Any time I see engineering time spent on splitting/sharding test suites, I can't help but wonder if access to a single beefier runner (e.g. 64+ cpus) would have alleviated all that work. Also always find the duplicated setup time a bit wasteful on resources.


Large box in the closet has always been a competitive strategy.

You have to keep your closet clean and organized or else everything is bad, but if you can, it works well.


Basically yeah. At my last company we switch from n GitHub runners to 2 128 core epyc boxes and massively (20x?) decreased our build times. A surprising thing is how much time is spent on IO to upload and restore the cache between steps that’s saved if the entire job runs on a single machine


Every time I see this type of story I can only think how people get rewarded for heroically/dramatically rescuing bad systems. While those who choose boring/proven technology at an earlier point, don't get recognition (or even hired in many cases).


They call pytest --collect-only and parse the output before distributing it to the Github Action python matrix.
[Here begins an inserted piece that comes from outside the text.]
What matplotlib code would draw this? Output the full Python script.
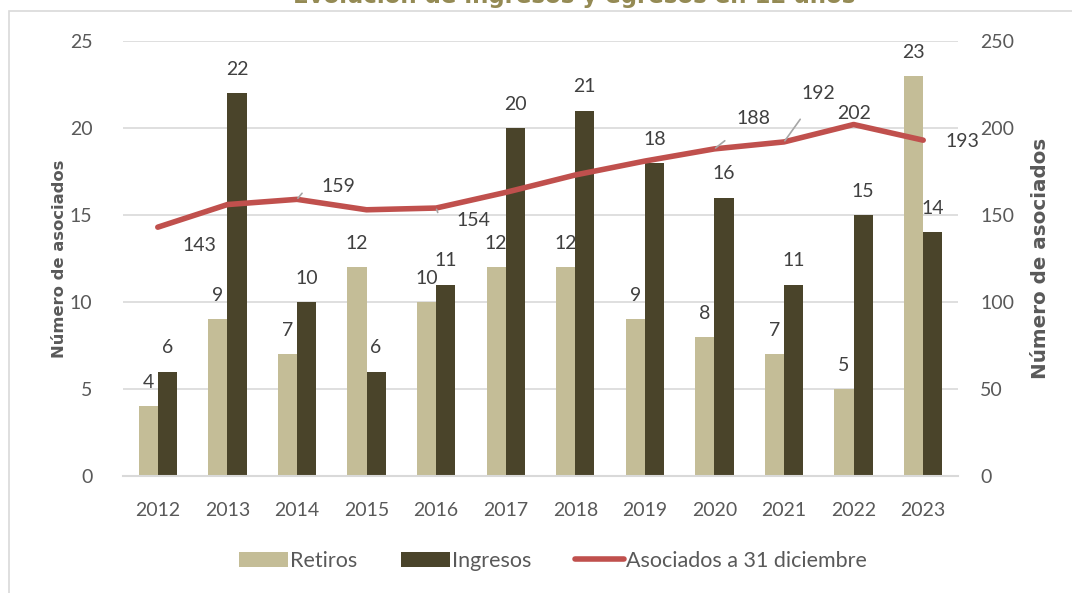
import matplotlib
matplotlib.use("Agg")
import matplotlib.pyplot as plt
from matplotlib.patches import Rectangle
import numpy as np

plt.rcParams['font.family'] = ['Lato', 'DejaVu Sans']
negrita = ['DejaVu Sans']

# datos
anios = ['2012', '2013', '2014', '2015', '2016', '2017', '2018', '2019', '2020', '2021', '2022', '2023']
retiros = [4, 9, 7, 12, 10, 12, 12, 9, 8, 7, 5, 23]
ingresos = [6, 22, 10, 6, 11, 20, 21, 18, 16, 11, 15, 14]
asociados = [143, 156, 159, 153, 154, 163, 173, 181, 188, 192, 202, 193]
# solo algunos puntos de la linea llevan etiqueta
etiquetas_linea = [0, 2, 4, 8, 9, 10, 11]

c_ret = '#C4BD97'
c_ing = '#4A442A'
c_lin = '#C0504D'
c_txt = '#595959'
c_lab = '#404040'
c_grid = '#D9D9D9'

fig = plt.figure(figsize=(10.72, 5.93), dpi=100)
fig.patches.append(Rectangle((9 / 1072, -0.1), 1.2, 1 - 11 / 593 + 0.1, transform=fig.transFigure,
                             fill=False, edgecolor='#D9D9D9', linewidth=1.2))

ax = fig.add_axes([123 / 1072, 1 - 476 / 593, 835 / 1072, 435 / 593])
ax2 = ax.twinx()

x = np.arange(len(anios))
w = 0.275
ax.bar(x - w / 2, retiros, w, color=c_ret, label='Retiros', zorder=2)
ax.bar(x + w / 2, ingresos, w, color=c_ing, label='Ingresos', zorder=2)

ax.set_xlim(-0.5, len(anios) - 0.5)
ax.set_ylim(0, 25)
ax.set_yticks(range(0, 26, 5))
ax.set_xticks(x)
ax.set_xticklabels(anios)
ax.grid(axis='y', color=c_grid, linewidth=1.2, zorder=0)
ax.set_axisbelow(True)
for s in ['top', 'right', 'left']:
    ax.spines[s].set_visible(False)
ax.spines['bottom'].set_color(c_grid)
ax.spines['bottom'].set_linewidth(1.5)
ax.tick_params(length=0, labelsize=14, colors=c_txt)
ax.tick_params(axis='x', pad=19)
ax.tick_params(axis='y', pad=22)
ax.set_ylabel('Número de asociados', fontsize=11.8, fontweight='bold', color=c_txt, labelpad=2,
              family=negrita)

for i in range(len(anios)):
    ax.annotate(str(retiros[i]), (x[i] - w / 2, retiros[i]), xytext=(0, 11), textcoords='offset points',
                ha='center', va='bottom', fontsize=14, color=c_lab)
    ax.annotate(str(ingresos[i]), (x[i] + w / 2, ingresos[i]), xytext=(0, 11), textcoords='offset points',
                ha='center', va='bottom', fontsize=14, color=c_lab)

ax2.plot(x, asociados, color=c_lin, linewidth=4, solid_capstyle='round', label='Asociados a 31 diciembre', zorder=3)
ax2.set_ylim(0, 250)
ax2.set_yticks(range(0, 251, 50))
for s in ['top', 'right', 'left', 'bottom']:
    ax2.spines[s].set_visible(False)
ax2.tick_params(length=0, labelsize=14, colors=c_txt, pad=16)
ax2.set_ylabel('Número de asociados', fontsize=14.3, fontweight='bold', color=c_txt, labelpad=12,
               family=negrita)

# desplazamientos de las etiquetas de la linea (puntos) y tipo de guia
desp = {0: (30, -13, None), 2: (30, 9, 'angle,angleA=0,angleB=50,rad=0'),
        4: (27, -9, 'angle,angleA=0,angleB=-70,rad=0'), 8: (28, 22, 'arc3'),
        9: (25, 35, 'arc3'), 10: (0, 8, None), 11: (28, -1, None)}
for i in etiquetas_linea:
    dx, dy, guia = desp[i]
    if guia:
        ax2.annotate(str(asociados[i]), (x[i], asociados[i]), xytext=(dx, dy), textcoords='offset points',
                     ha='center', va='center', fontsize=14, color=c_lab,
                     arrowprops=dict(arrowstyle='-', color='#A6A6A6', lw=1.2, shrinkA=13, shrinkB=1,
                                     connectionstyle=guia))
    else:
        ax2.annotate(str(asociados[i]), (x[i], asociados[i]), xytext=(dx, dy), textcoords='offset points',
                     ha='center', va='center', fontsize=14, color=c_lab)

fig.text(574 / 1072, 1 - 3 / 593, 'Evolución de ingresos y egresos en 12 años', ha='center', va='baseline',
         fontsize=16.5, fontweight='bold', color='#948A54', family=negrita)

h1, l1 = ax.get_legend_handles_labels()
h2, l2 = ax2.get_legend_handles_labels()
fig.legend(h1 + h2, l1 + l2, loc='center', bbox_to_anchor=(553 / 1072, 1 - 561 / 593), ncol=3,
           frameon=False, fontsize=15.5, labelcolor=c_txt, handlelength=2.3, handleheight=0.75,
           handletextpad=0.1, columnspacing=2.0)

fig.savefig('out.png', dpi=100, facecolor='white')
I'm a little surprised pytest doesn't offer the ability to cache collection. Though a slow collection time may be an issue that should be addressed since developers must suffer it locally!


Could do with more detail, is this using pytest xdist ?


They mention their Github pull request with all changes.


I must be misunderstanding. Every test run was spending 3 _hours_ just discovering which tests to run 9 times?